Far from being an academic argument, this progressive belief has enabled antisemitic attacks on Israel’s existence and Jewish rights not merely to thrive but to be mainstreamed in American political discourse. While right-wing antisemites are confined to the fever swamps of political life, left-wing Jew-haters are no longer marginalized. Instead, they are granted a hearing on the op-ed pages of publications like The New York Times and, as the careers of Reps. Ilhan Omar (D-Minn.) and Rashida Tlaib (D-Mich.) and other “Squad” members have illustrated, become a rising force within the Democratic Party.
Yet for both the federations represented by JFNA and the community relations councils fronted by JCPA, admitting this is a bridge too far. They’re willing to mouth sentiments about opposing all forms of antisemitism, but when it comes to calling out their political allies on the left, especially in minority communities and the antisemitic Black Lives Matter movement, they want no part of it. As a result, they’ve ditched the Combat Antisemitism coalition, depriving it of exactly the kind of mainstream liberal support that made it so effective.
This decision is disgraceful but was inevitable given the drift to the left in these groups that was epitomized by the selection of Amy Spitalnick, a veteran left-wing political hack, as head of the JCPA. Spitalnick’s elevation seemed to indicate that her group would fight hard to advance the partisan progressive agenda of the left and deprioritize the best interests of the Jewish people, and now this proves that such predictions were prescient.
This is but one more example of the failure of the Jewish establishment in this country.

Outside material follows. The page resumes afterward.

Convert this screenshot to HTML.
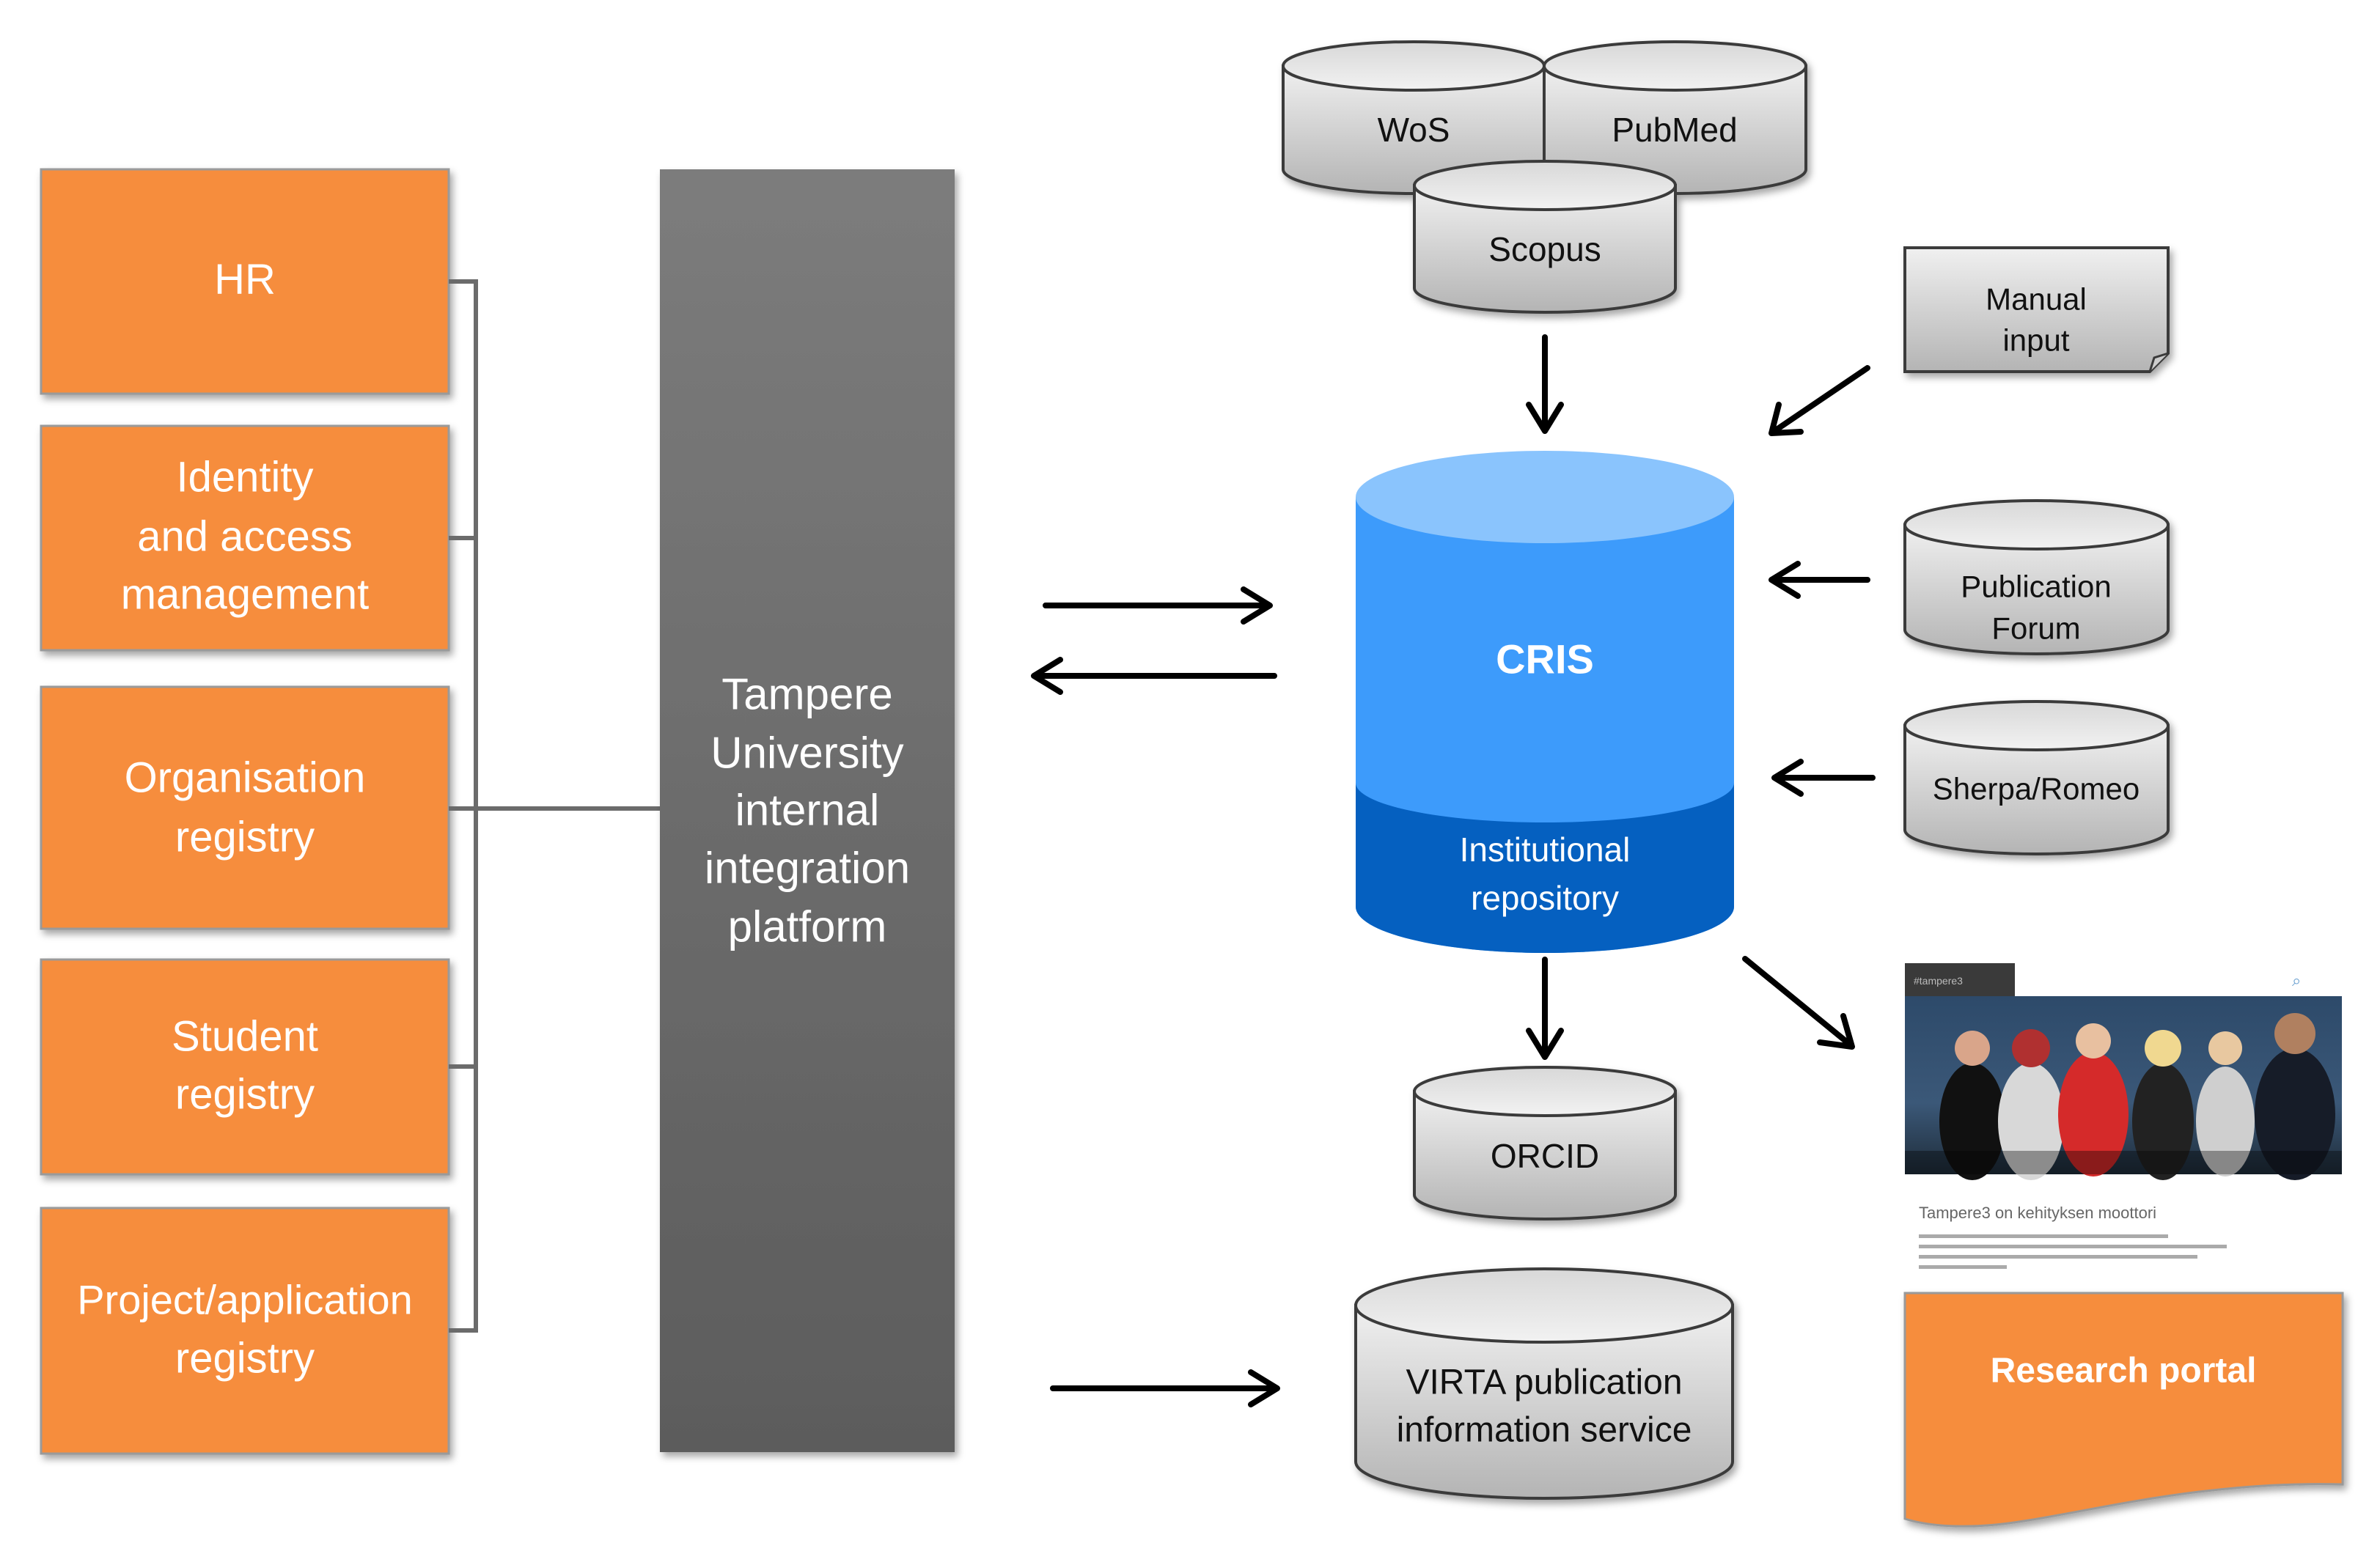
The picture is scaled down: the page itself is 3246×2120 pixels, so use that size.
<!DOCTYPE html>
<html><head><meta charset="utf-8"><style>
html,body{margin:0;padding:0;background:#fff;}
svg{display:block;}
text{font-family:"Liberation Sans",sans-serif;}
</style></head><body>
<svg width="3246" height="2120" viewBox="0 0 3246 2120" xmlns="http://www.w3.org/2000/svg">
<defs>
<linearGradient id="gb" x1="0" y1="0" x2="0" y2="1"><stop offset="0" stop-color="#f0f0f0"/><stop offset="1" stop-color="#b4b4b4"/></linearGradient>
<linearGradient id="gt" x1="0" y1="0" x2="0" y2="1"><stop offset="0" stop-color="#d8d8d8"/><stop offset="1" stop-color="#f2f2f2"/></linearGradient>
<linearGradient id="plat" x1="0" y1="0" x2="0" y2="1"><stop offset="0" stop-color="#7c7c7c"/><stop offset="1" stop-color="#5c5c5c"/></linearGradient>
<linearGradient id="photo" x1="0" y1="0" x2="0" y2="1"><stop offset="0" stop-color="#2d4a6a"/><stop offset="0.6" stop-color="#3b5878"/><stop offset="1" stop-color="#1f2d3a"/></linearGradient>
<filter id="sh" x="-10%" y="-10%" width="130%" height="130%"><feDropShadow dx="4" dy="6" stdDeviation="5" flood-color="#000" flood-opacity="0.35"/></filter>
</defs>

<g fill="#f68d3d" stroke="#9a9a9a" stroke-width="3" filter="url(#sh)">
<rect x="56" y="231" width="556" height="306"/>
<rect x="56" y="581" width="556" height="306"/>
<rect x="56" y="937" width="556" height="330"/>
<rect x="56" y="1309" width="556" height="293"/>
<rect x="56" y="1648" width="556" height="335"/>
</g>
<g fill="#fff" font-size="58" text-anchor="middle" dominant-baseline="central">
<text x="334" y="381">HR</text>
<text x="334" y="651">Identity</text>
<text x="334" y="732">and access</text>
<text x="334" y="811">management</text>
<text x="334" y="1061">Organisation</text>
<text x="334" y="1142">registry</text>
<text x="334" y="1414">Student</text>
<text x="334" y="1493">registry</text>
<text x="334" y="1773" font-size="56">Project/application</text>
<text x="334" y="1853">registry</text>
</g>

<g stroke="#6b6b6b" stroke-width="6" fill="none">
<path d="M612 384 H649 V1815 H612"/>
<path d="M612 734 H649 M612 1103 H900 M612 1455 H649"/>
</g>

<rect x="900" y="231" width="402" height="1750" fill="url(#plat)" filter="url(#sh)"/>
<g fill="#fff" font-size="60" text-anchor="middle" dominant-baseline="central">
<text x="1101" y="947">Tampere</text>
<text x="1101" y="1027">University</text>
<text x="1101" y="1105">internal</text>
<text x="1101" y="1184">integration</text>
<text x="1101" y="1264">platform</text>
</g>

<g stroke="#000" stroke-width="8" fill="none" stroke-linecap="round" stroke-linejoin="round">
<path d="M1426 826 H1728 M1696 804 L1732 826 L1696 848"/>
<path d="M1738 922 H1414 M1446 900 L1410 922 L1446 944"/>
<path d="M1436 1894 H1738 M1706 1872 L1742 1894 L1706 1916"/>
<path d="M2107 460 V584 M2085 552 L2107 588 L2129 552"/>
<path d="M2547 502 L2420 588 M2426 552 L2416 591 L2456 589"/>
<path d="M2547 791 H2420 M2452 769 L2416 791 L2452 813"/>
<path d="M2554 1061 H2424 M2456 1039 L2420 1061 L2456 1083"/>
<path d="M2107 1309 V1438 M2085 1406 L2107 1442 L2129 1406"/>
<path d="M2380 1308 L2522 1424 M2482 1422 L2526 1428 L2514 1386"/>
</g>

<g stroke="#3a3a3a" stroke-width="4" filter="url(#sh)">
<path d="M1750 90 V231 A178 33 0 0 0 2106 231 V90 Z" fill="url(#gb)"/>
<ellipse cx="1928" cy="90" rx="178" ry="33" fill="url(#gt)"/>
<path d="M2106 90 V231 A178.5 33 0 0 0 2463 231 V90 Z" fill="url(#gb)"/>
<ellipse cx="2284.5" cy="90" rx="178.5" ry="33" fill="url(#gt)"/>
<path d="M1929 253 V393 A178 33 0 0 0 2285 393 V253 Z" fill="url(#gb)"/>
<ellipse cx="2107" cy="253" rx="178" ry="33" fill="url(#gt)"/>
<path d="M2598 716 V859 A179.5 33 0 0 0 2957 859 V716 Z" fill="url(#gb)"/>
<ellipse cx="2777.5" cy="716" rx="179.5" ry="33" fill="url(#gt)"/>
<path d="M2598 990 V1132 A179.5 33 0 0 0 2957 1132 V990 Z" fill="url(#gb)"/>
<ellipse cx="2777.5" cy="990" rx="179.5" ry="33" fill="url(#gt)"/>
<path d="M1929 1489 V1630 A178 33 0 0 0 2285 1630 V1489 Z" fill="url(#gb)"/>
<ellipse cx="2107" cy="1489" rx="178" ry="33" fill="url(#gt)"/>
<path d="M1849 1781 V1994 A257 50 0 0 0 2363 1994 V1781 Z" fill="url(#gb)"/>
<ellipse cx="2106" cy="1781" rx="257" ry="50" fill="url(#gt)"/>
</g>
<path d="M2598 338 H2957 V482 L2932 507 H2598 Z" fill="url(#gb)" stroke="#3a3a3a" stroke-width="4" filter="url(#sh)"/>
<path d="M2932 507 L2938 488 L2957 482" fill="#ccc" stroke="#3a3a3a" stroke-width="3"/>

<g fill="#111" text-anchor="middle" dominant-baseline="central" font-size="46">
<text x="1928" y="177">WoS</text>
<text x="2284" y="177">PubMed</text>
<text x="2107" y="340">Scopus</text>
<text x="2777" y="408" font-size="42">Manual</text>
<text x="2777" y="464" font-size="42">input</text>
<text x="2777" y="800" font-size="42">Publication</text>
<text x="2777" y="857" font-size="42">Forum</text>
<text x="2777" y="1076" font-size="42">Sherpa/Romeo</text>
<text x="2107" y="1577">ORCID</text>
<text x="2106" y="1886" font-size="48">VIRTA publication</text>
<text x="2106" y="1951" font-size="48">information service</text>
</g>

<path d="M1849 678 V1237 A258 63 0 0 0 2365 1237 V678 Z" fill="#3d9bfb"/>
<path d="M1849 1068 A258 54 0 0 0 2365 1068 V1237 A258 63 0 0 1 1849 1237 Z" fill="#0560c0"/>
<ellipse cx="2107" cy="678" rx="258" ry="63" fill="#8ac4fd"/>
<g fill="#fff" text-anchor="middle" dominant-baseline="central">
<text x="2107" y="899" font-size="56" font-weight="bold">CRIS</text>
<text x="2107" y="1159" font-size="46">Institutional</text>
<text x="2107" y="1225" font-size="46">repository</text>
</g>

<rect x="2598" y="1314" width="150" height="45" fill="#3a3a3a"/>
<text x="2610" y="1343" font-size="14" fill="#bbb">#tampere3</text>
<text x="3126" y="1345" font-size="22" fill="#6aa0d0">⌕</text>
<rect x="2598" y="1359" width="596" height="243" fill="url(#photo)"/>
<g>
<ellipse cx="2690" cy="1530" rx="45" ry="80" fill="#111"/>
<circle cx="2690" cy="1430" r="24" fill="#d9a58a"/>
<ellipse cx="2770" cy="1530" rx="45" ry="80" fill="#d8d8d8"/>
<circle cx="2770" cy="1430" r="26" fill="#b03030"/>
<ellipse cx="2855" cy="1520" rx="48" ry="85" fill="#d52a2a"/>
<circle cx="2855" cy="1420" r="24" fill="#e8c0a0"/>
<ellipse cx="2950" cy="1530" rx="42" ry="80" fill="#222"/>
<circle cx="2950" cy="1430" r="25" fill="#f0d890"/>
<ellipse cx="3035" cy="1530" rx="40" ry="75" fill="#cfcfcf"/>
<circle cx="3035" cy="1430" r="23" fill="#e8c8a0"/>
<ellipse cx="3130" cy="1520" rx="55" ry="90" fill="#161c28"/>
<circle cx="3130" cy="1410" r="28" fill="#b08060"/>
<rect x="2598" y="1570" width="596" height="32" fill="#000" opacity="0.35"/>
</g>
<text x="2617" y="1662" font-size="22" fill="#666">Tampere3 on kehityksen moottori</text>
<g fill="#aaa">
<rect x="2617" y="1684" width="340" height="5"/>
<rect x="2617" y="1698" width="420" height="5"/>
<rect x="2617" y="1712" width="380" height="5"/>
<rect x="2617" y="1726" width="120" height="5"/>
</g>

<path d="M2598 1764 H3195 V2025 C3010 2020 2860 2060 2760 2075 C2700 2085 2640 2085 2598 2072 Z" fill="#f68d3d" stroke="#999" stroke-width="3" filter="url(#sh)"/>
<text x="2896" y="1870" font-size="48" font-weight="bold" fill="#fff" text-anchor="middle" dominant-baseline="central">Research portal</text>
</svg>
</body></html>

While federations still do essential work in local communities and community relations councils have an important job to do, the umbrella groups representing them have shown themselves—and not for the first time—to be more comfortable in the role of auxiliary Democratic Party front groups than in standing up for the interests of the Jewish people in the United States or in Israel.
The majority of American Jews who are politically liberal and loyal Democratic voters are uncomfortable with confronting the truth about both these Jewish groups and President Joe Biden. Still, whether they like it or not, an administration that has embraced DEI, included CAIR in its antisemitism document and rejoined UNESCO has shown that far from fighting the antisemites, it is allied with them. The same is now sadly true of JFNA and JCPA. As much as most Jews would prefer to ignore these truths and avoid drawing conclusions from these dismal developments that explain why antisemitism is both growing and being mainstreamed by the political left, they can’t pretend they haven’t been warned.